The cynical answer — which is almost certainly the correct answer — is that the development process itself serves functions beyond actually making television. Ordering a pilot from a high-profile creator signals to the market that a network or streamer is a serious player. It attracts talent. It keeps relationships warm. It gives executives something to point to when they're asked what they're working on.

In other words: the announcement of the project has value independent of whether the project ever exists as a watchable thing. The press release is the product, in a very real sense. The actual pilot is almost incidental.

There's also the matter of hedge-betting. Greenlighting a dozen pilots to find two or three that might actually work is a deeply inefficient strategy, but it's the one the industry settled on decades ago and has never seriously interrogated.

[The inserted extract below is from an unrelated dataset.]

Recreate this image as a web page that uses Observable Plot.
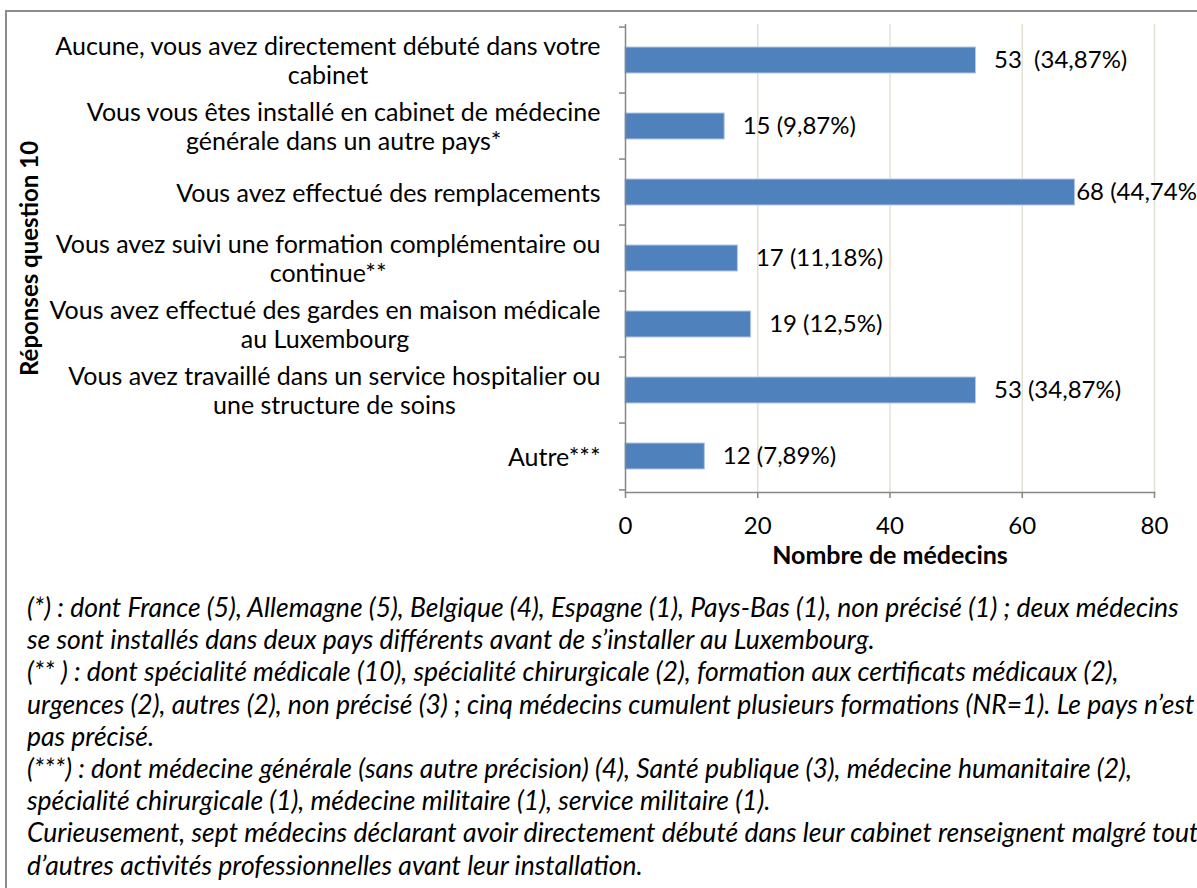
<!DOCTYPE html>
<html><head><meta charset="utf-8">
<script src="https://cdn.jsdelivr.net/npm/d3@7"></script>
<script src="https://cdn.jsdelivr.net/npm/@observablehq/plot@0.6"></script>
<style>
body{margin:0;background:#fff;font-family:Lato,sans-serif;}
#wrap{position:relative;width:1197px;height:888px;overflow:hidden;background:#fff;}
#box{position:absolute;left:5px;top:10px;width:1300px;height:1000px;border-left:2px solid #8c8c8c;border-top:2px solid #8c8c8c;}
#chart{position:absolute;left:0;top:0;}
#caption{position:absolute;left:27px;top:591px;width:1170px;font-family:Lato,sans-serif;font-style:italic;font-size:26.5px;line-height:32.2px;color:#000;white-space:nowrap;}
</style></head>
<body><div id="wrap"><div id="box"></div><div id="chart"></div><div id="caption"></div></div>
<script>
const categories = [
  "Aucune, vous avez directement débuté dans votre\ncabinet",
  "Vous vous êtes installé en cabinet de médecine\ngénérale dans un autre pays*",
  "Vous avez effectué des remplacements",
  "Vous avez suivi une formation complémentaire ou\ncontinue**",
  "Vous avez effectué des gardes en maison médicale\nau Luxembourg",
  "Vous avez travaillé dans un service hospitalier ou\nune structure de soins",
  "Autre***"
];
const counts = [53, 15, 68, 17, 19, 53, 12];
const valueLabels = ["53  (34,87%)", "15 (9,87%)", "68 (44,74%)", "17 (11,18%)", "19 (12,5%)", "53 (34,87%)", "12 (7,89%)"];
const xTicks = [0, 20, 40, 60, 80];
const xTitle = "Nombre de médecins";
const yTitle = "Réponses question 10";
const captionLines = [
  "(*) : dont France (5), Allemagne (5), Belgique (4), Espagne (1), Pays-Bas (1), non précisé (1) ; deux médecins",
  "se sont installés dans deux pays différents avant de s’installer au Luxembourg.",
  "(** ) : dont spécialité médicale (10), spécialité chirurgicale (2), formation aux certificats médicaux (2),",
  "urgences (2), autres (2), non précisé (3) ; cinq médecins cumulent plusieurs formations (NR=1). Le pays n’est",
  "pas précisé.",
  "(***) : dont médecine générale (sans autre précision) (4), Santé publique (3), médecine humanitaire (2),",
  "spécialité chirurgicale (1), médecine militaire (1), service militaire (1).",
  "Curieusement, sept médecins déclarant avoir directement débuté dans leur cabinet renseignent malgré tout",
  "d’autres activités professionnelles avant leur installation."
];

const data = categories.map((c, i) => ({cat: c, n: counts[i], label: valueLabels[i]}));
const W = 1197, H = 580, mL = 625, mT = 24, plotBottom = 492, mR = 43;
const bw = (plotBottom - mT) / categories.length;
const axisColor = "#868686";

const chart = Plot.plot({
  width: W, height: H,
  marginLeft: mL, marginTop: mT, marginRight: mR, marginBottom: H - plotBottom,
  style: {fontFamily: "Lato, sans-serif", fontSize: "24px", background: "transparent", color: "#000", overflow: "visible"},
  x: {domain: [0, 80]},
  y: {domain: categories, padding: 0},
  marks: [
    Plot.gridX(xTicks.filter(d => d > 0), {stroke: "#e4e0d2", strokeOpacity: 1, strokeWidth: 1.5}),
    Plot.barX(data, {x: "n", y: "cat", fill: "#4f81bd", stroke: "#b4c8e2", strokeWidth: 1, insetTop: 20, insetBottom: 20}),
    Plot.ruleX([0], {stroke: axisColor, strokeWidth: 1.5}),
    Plot.frame({anchor: "bottom", stroke: axisColor, strokeWidth: 1.5}),
    Plot.axisX({ticks: xTicks, tickSize: 6, tickPadding: 18, stroke: axisColor, strokeWidth: 1.5, label: null, fontSize: 24}),
    Plot.axisY({tickSize: 6, tickFormat: () => "", dy: -bw / 2, stroke: axisColor, strokeWidth: 1.5, label: null}),
    Plot.axisY({ticks: [categories[categories.length - 1]], tickSize: 6, tickFormat: () => "", dy: bw / 2, stroke: axisColor, strokeWidth: 1.5, label: null}),
    Plot.axisY({tickSize: 0, tickPadding: 25, tickFormat: d => d, label: null, fontSize: 25, lineHeight: 1.15}),
    Plot.text(data.filter(d => d.n < 60), {x: "n", y: "cat", text: "label", textAnchor: "start", dx: 18, fontSize: 24}),
    Plot.text(data.filter(d => d.n >= 60), {x: "n", y: "cat", text: "label", textAnchor: "start", dx: 1, fontSize: 24}),
    Plot.text([xTitle], {frameAnchor: "bottom", lineAnchor: "middle", dy: 63, fontWeight: "bold", fontSize: 25}),
    Plot.text([yTitle], {frameAnchor: "left", textAnchor: "middle", lineAnchor: "middle", rotate: -90, dx: -595, fontWeight: "bold", fontSize: 24})
  ]
});
document.getElementById("chart").append(chart);

// center each line of the multi-line category labels within its right-aligned block
chart.querySelectorAll('g[aria-label="y-axis tick label"] text').forEach(t => {
  const bb = t.getBBox();
  if (!bb.width) return;
  t.setAttribute("text-anchor", "middle");
  t.setAttribute("transform", (t.getAttribute("transform") || "") + ` translate(${bb.x + bb.width / 2},0)`);
});

const cap = document.getElementById("caption");
captionLines.forEach(l => { const d = document.createElement("div"); d.textContent = l; cap.append(d); });
</script>
</body></html>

It's like buying lottery tickets in bulk and calling it an investment portfolio.

The Shows That Got Away

The truly maddening part of all this is that some of those shelved pilots were probably genuinely good. We have no way of knowing, because we never got to watch them. Somewhere in the vault is a show with a great cast, a sharp script, and a premise that might have found an audience — killed not by quality but by timing, politics, or the simple bad luck of being greenlit by an executive who got fired three months later.

Hollywood has never been particularly good at distinguishing between "this doesn't work" and "this doesn't work for us right now." The development graveyard doesn't sort by quality. It sorts by circumstance.

And so the cycle continues. The press releases go out. The trades publish the casting announcements. The Reddit threads speculate. And somewhere, in a glass office above a parking structure in Burbank or a co-working space in Santa Monica, a decision gets made in a meeting that never makes the news.

Another show quietly stops existing.

Someone had to say it: the most expensive content in Hollywood is the stuff you never get to see.